Feds award grant to Marshall University effort
HUNTINGTON — The U.S. Economic Development Administration has announced a $975,000 grant to support the new Aviation Technology and Maintenance Program, a collaboration of Marshall University, Mountwest Community and Technical College and the Robert C. Byrd Institute.
The program at Huntington Tri-State Airport will offer the first joint associate’s degree in West Virginia. In addition to Federal Aviation Administration airframe and powerplant certifications, students in the 18-month training will earn associate’s of applied science from Marshall and Mountwest.
“Pending FAA certification, we expect the first class of students to begin in spring 2022,” said Charlotte Weber, director and CEO of RCBI, which will manage the program. “Not only will our program help meet a critical need for new aviation technicians and mechanics, it will serve as a catalyst for economic development by attracting new industry and expansion in our region.”
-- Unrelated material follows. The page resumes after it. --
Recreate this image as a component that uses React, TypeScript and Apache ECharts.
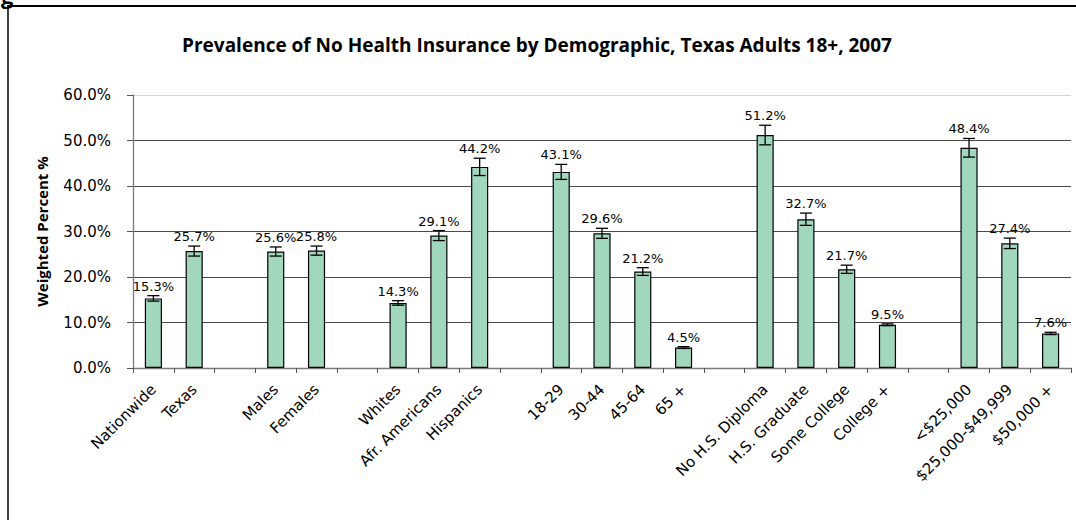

Skills taught in the Aviation Technology and Maintenance Program are in demand in a number of other industry sectors, Jim Smith, interim program manager, said. In addition to aviation, graduates of the program will be prepared for employment in the automotive, maritime, oil and gas and renewable energies fields, he said.
The award provides funding for tools and specialized teaching equipment needed to meet FAA certification requirements including for piston and jet engine test beds, aircraft system and avionics trainers as well as required equipment for courses in structural sheet metal and composite materials.
The Aviation Technology and Maintenance Program previously received nearly $1.75 million in federal and local funding to support staff and general operating costs for its first two years. Renovations will begin soon on two airport hangers that will serve as classrooms and laboratory space for the program. In addition, the process is underway to hire a director and certified instructors.
The program is in Marshall’s new School of Aviation, which will include the Bill Noe Flight School at Yeager Airport in Charleston to train pilots and a bachelor’s of business administration in aviation management.